Nettement plus en retrait, et bien qu’il ne fasse de Banco une antre de sonorités inquiétantes, Andrea Mastroni soigne, en revanche, la musicalité de ce rôle souvent confié à des basses volumineuses. Son doux air d’adieu à Fleance, avant de trouver la mort, prend inévitablement une pudeur résignée.
Chœur de Radio France (Ballet des Sylphes)
Quant à Jean-François Borras, au cœur de la forêt de cendres stylisée, il interprète une déploration magnifiquement chantée, dans la même tonalité, quasi-religieuse, du chœur.

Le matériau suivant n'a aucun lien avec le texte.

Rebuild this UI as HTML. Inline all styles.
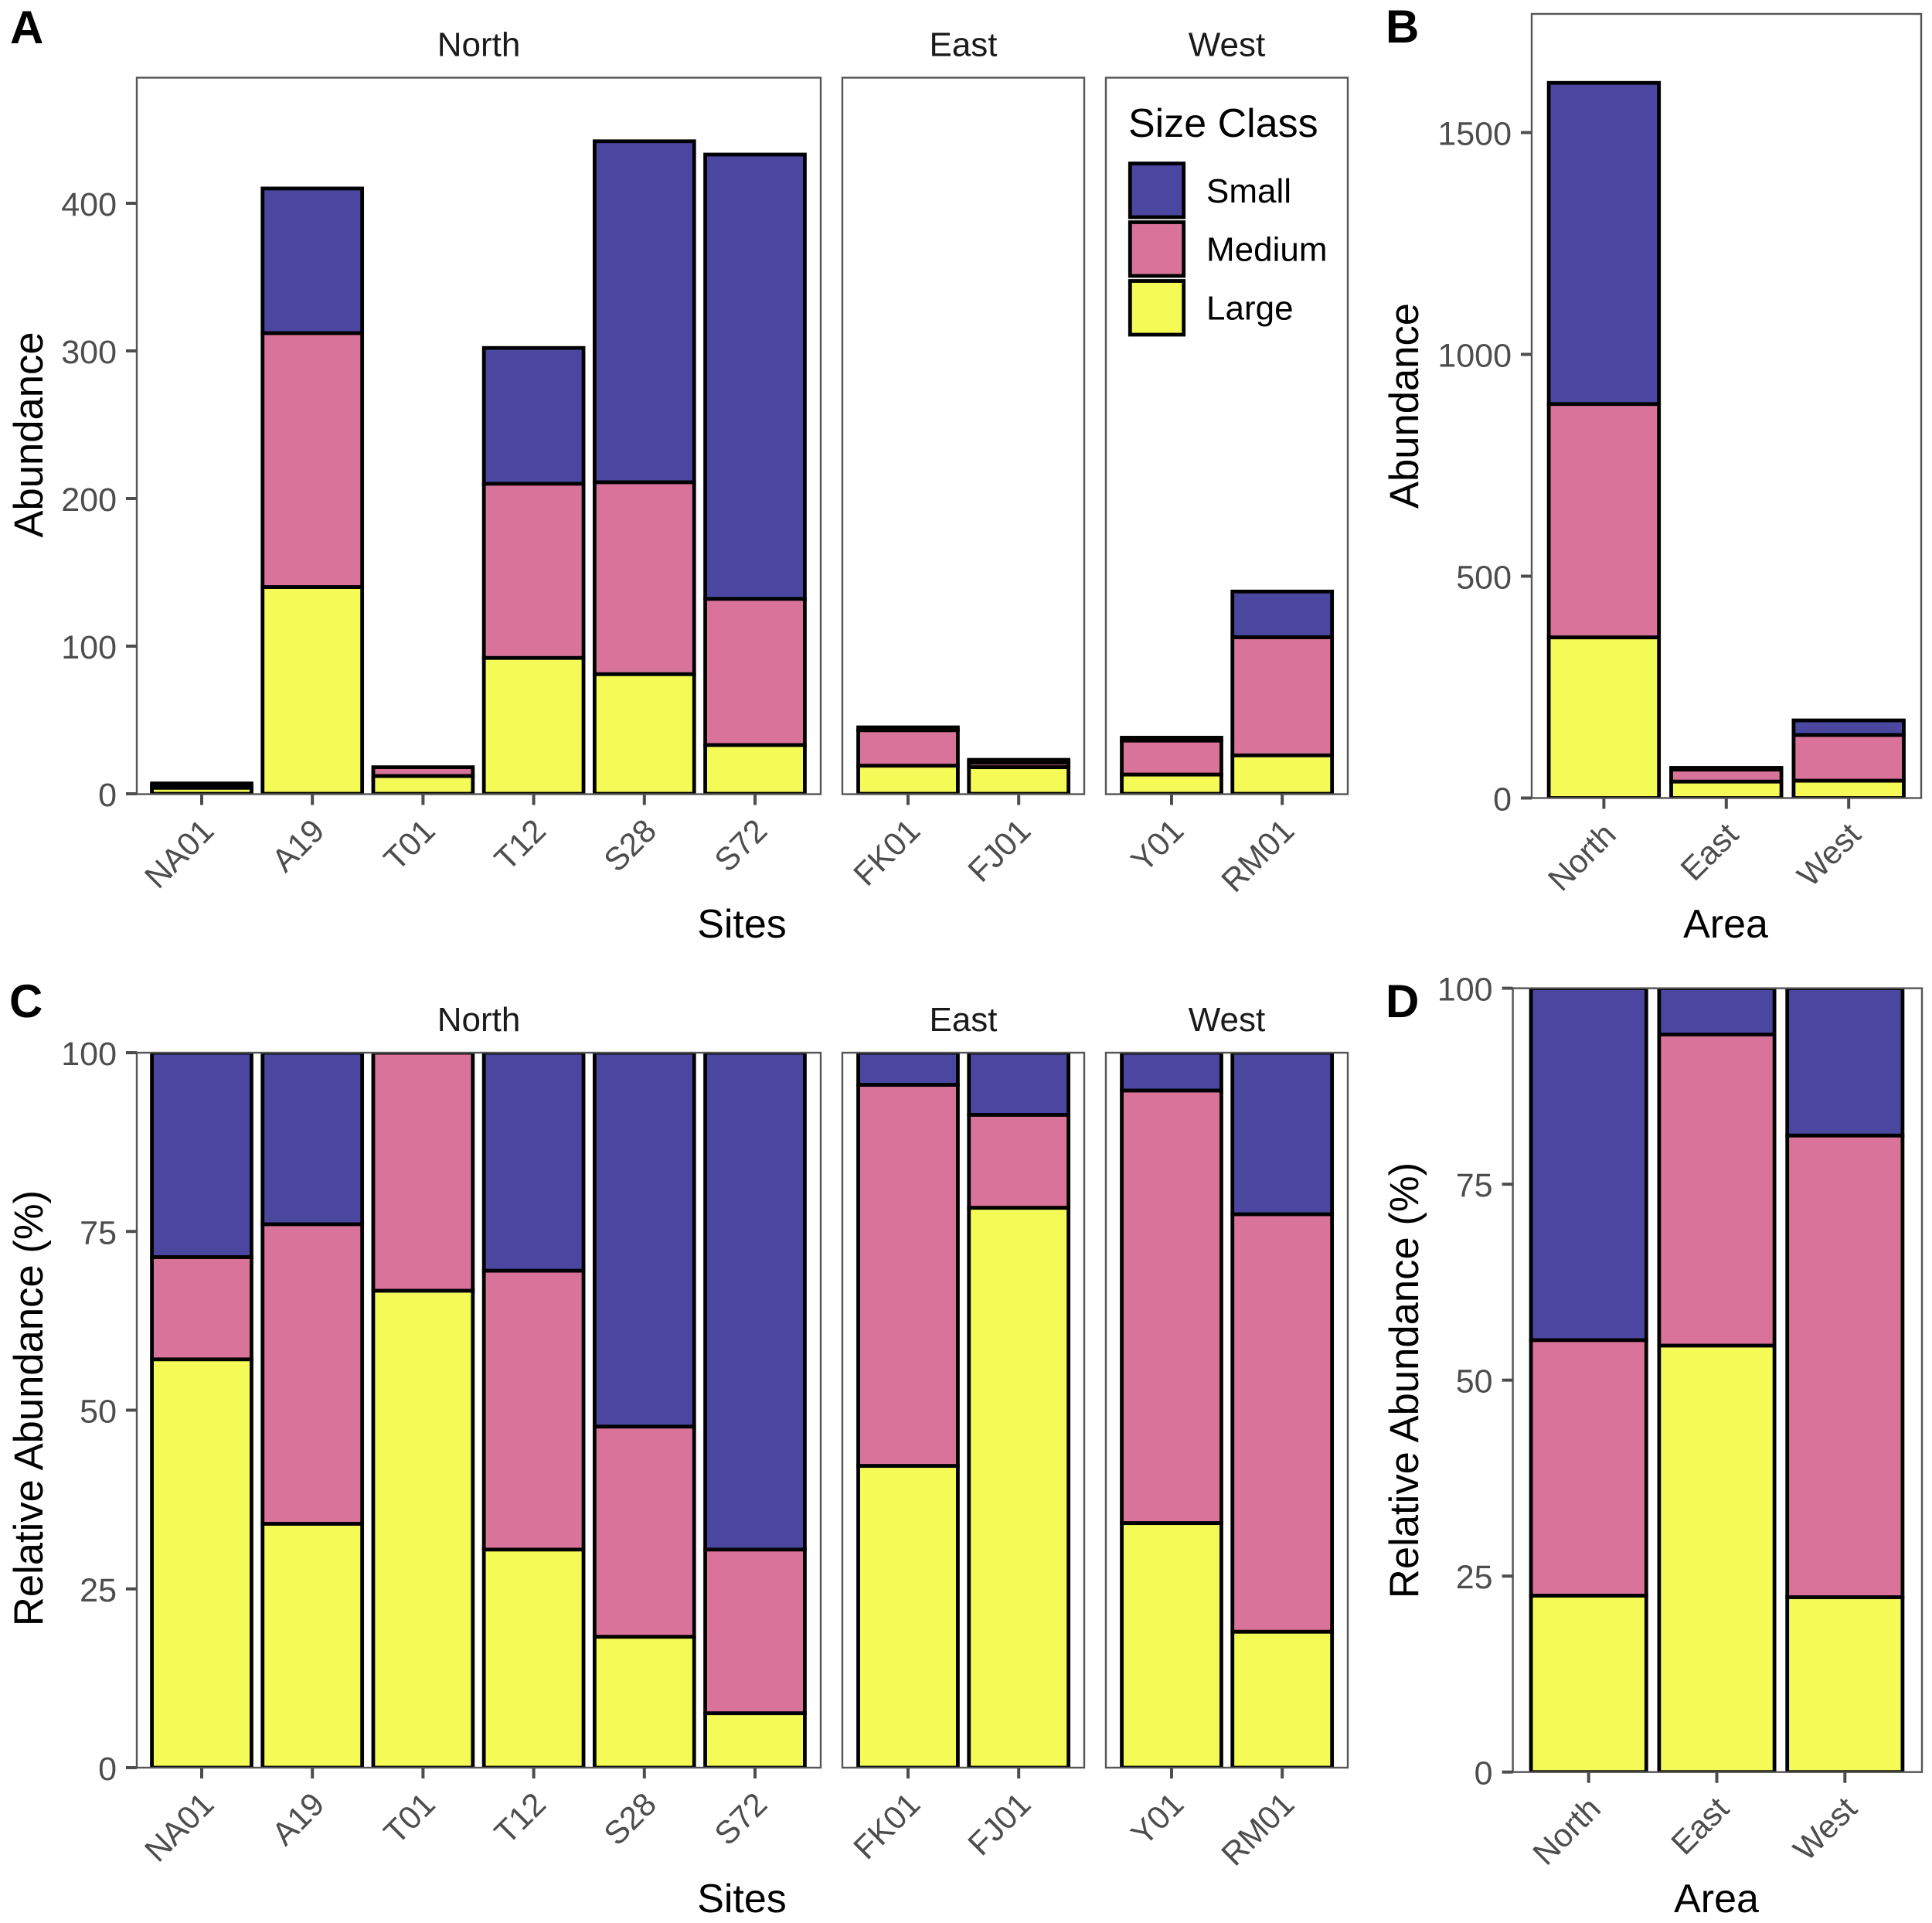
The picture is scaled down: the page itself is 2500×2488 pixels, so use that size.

Et chacun aura été impressionné par la dimension nobiliaire de Sophie Pondjiclis, qui hisse la Dama di Lady Macbeth au niveau des couleurs vocales de la princesse Eboli (‘Don Carlo’),
Jérémy Duffau (Malcolm) et Patrick Ivorra (Le Médecin) participent, eux-aussi, à l’équilibre de cette composition vocale réussie.
Un Verdi au surnaturel atténué, tourné vers l’intimité et l’enfermement de ses personnages, une pénombre omniprésente et une peinture musicale qui s’approfondit au cours de la soirée, voilà ce que l’on a entendu avec un recueillement presque trop serein face à la tragédie humaine racontée sur scène.
Retransmission de la dernière représentation du samedi 16 mai sur France Musique dès 19h.